Nowakowski is the principal scientist at General Mills and shared the company’s recent global philanthropic health and nutrition efforts. The company has utilized engineering and its external connections to support the Lasallian research agenda of food, nutrition, and health by helping to reduce food waste in Africa.

“We have to ask ourselves how we can apply our skills to make a difference,” Nowakowski said. “Small manufacturers may not have the technical depth or good knowledge of what the process is,” she said. “They can partner with an outside company who have the personnel to give them solutions immediately. It’s really important to leverage your partners. We are interconnected with other business groups and have formed a web of volunteerism.”

Tracy Adams, CEO of yourtown in Australia, was the final keynote speaker of the symposium. Adams spoke on the Lasallian mission and its dedication to serving children and the youth. Her organization attempts to break the cycle of disadvantaged in youth in Australia by providing support and resources in the form of telephone and online counseling, young parent programs, mental health services, and more.

Lasallian advocacy and research is an important part of yourtown’s growth. “If you see an issue, you need to take charge of an issue. Don’t stay silent on it,” Adams said. “That’s advocacy. It’s nothing new; De La Salle did it.”

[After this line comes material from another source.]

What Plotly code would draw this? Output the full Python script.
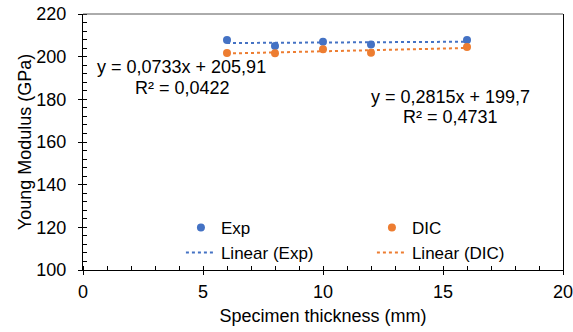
import numpy as np
import plotly.graph_objects as go

thickness = [6, 8, 10, 12, 16]
exp_vals = [207.8, 205.0, 207.0, 205.7, 207.8]
dic_vals = [201.7, 201.6, 203.5, 201.8, 204.5]
exp_eq = ["y = 0,0733x + 205,91", "R² = 0,0422"]
dic_eq = ["y = 0,2815x + 199,7", "R² = 0,4731"]

BLUE = "#4472C4"
ORANGE = "#ED7D31"
FONT = "Liberation Sans, Arial, sans-serif"
FS = 18

x = np.array(thickness, dtype=float)
fit_e = np.polyfit(x, exp_vals, 1)
fit_d = np.polyfit(x, dic_vals, 1)
xl = np.array([x.min(), x.max()])

fig = go.Figure()
fig.add_trace(go.Scatter(x=thickness, y=exp_vals, mode="markers", name="Exp",
                         marker=dict(color=BLUE, size=8)))
fig.add_trace(go.Scatter(x=thickness, y=dic_vals, mode="markers", name="DIC",
                         marker=dict(color=ORANGE, size=8)))
fig.add_trace(go.Scatter(x=xl, y=np.polyval(fit_e, xl), mode="lines", name="Linear (Exp)",
                         line=dict(color=BLUE, width=2, dash="dot")))
fig.add_trace(go.Scatter(x=xl, y=np.polyval(fit_d, xl), mode="lines", name="Linear (DIC)",
                         line=dict(color=ORANGE, width=2, dash="dot")))

for txt, xx, yy in [(exp_eq[0], 4.10, 195.0), (exp_eq[1], 4.14, 185.2),
                    (dic_eq[0], 15.30, 181.3), (dic_eq[1], 15.30, 171.6)]:
    fig.add_annotation(x=xx, y=yy, xref="x", yref="y", text=txt, showarrow=False,
                       font=dict(size=FS, color="black", family=FONT))

# top border
fig.add_shape(type="line", xref="paper", yref="paper", x0=0, x1=1, y0=1, y1=1,
              line=dict(color="#595959", width=1))

fig.update_layout(
    width=573, height=332,
    margin=dict(l=83, r=10, t=14, b=62),
    paper_bgcolor="white", plot_bgcolor="white",
    font=dict(family=FONT, size=FS, color="black"),
    showlegend=True,
    legend=dict(orientation="h", x=0.204, xanchor="left", y=0.235, yanchor="top",
                entrywidth=146, entrywidthmode="pixels", bgcolor="rgba(0,0,0,0)",
                font=dict(size=17, family=FONT, color="black"), tracegroupgap=0,
                itemwidth=30),
    xaxis=dict(range=[0, 20], tickvals=[0, 5, 10, 15, 20], showgrid=False, zeroline=False,
               showline=True, linecolor="black", linewidth=1, mirror=False, automargin=False,
               ticks="outside", ticklen=4, tickcolor="black", ticklabeloverflow="allow",
               minor=dict(dtick=1, ticks="inside", ticklen=4, tickcolor="black", showgrid=False),
               tickfont=dict(size=FS), ticklabelstandoff=1,
               title=dict(text="Specimen thickness (mm)", font=dict(size=FS), standoff=8)),
    yaxis=dict(range=[100, 220], tickvals=[100, 120, 140, 160, 180, 200, 220], showgrid=False,
               zeroline=False, showline=True, linecolor="black", linewidth=1, mirror=True,
               automargin=False, ticklabeloverflow="allow",
               ticks="outside", ticklen=4, tickcolor="black",
               minor=dict(dtick=4, ticks="inside", ticklen=4, tickcolor="black", showgrid=False),
               tickfont=dict(size=FS), ticklabelstandoff=8,
               title=dict(text="Young Modulus (GPa)", font=dict(size=FS), standoff=0)),
)

fig.write_html("out.html", config={"displayModeBar": False},
               post_script="document.body.style.margin='0';")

Participants at the symposium also heard from several other researchers through smaller breakout session presentations. Saint Mary’s is part of a global network that includes 100,000 individuals engaged in the Lasallian Catholic educational mission of serving society and more than one million students throughout 80 countries. The Lasallian network is also comprised of nearly 4,000 De La Salle Christian Brothers carrying out the tradition founded by Saint John Baptist De La Salle, a priest and educational innovator of 17th century France.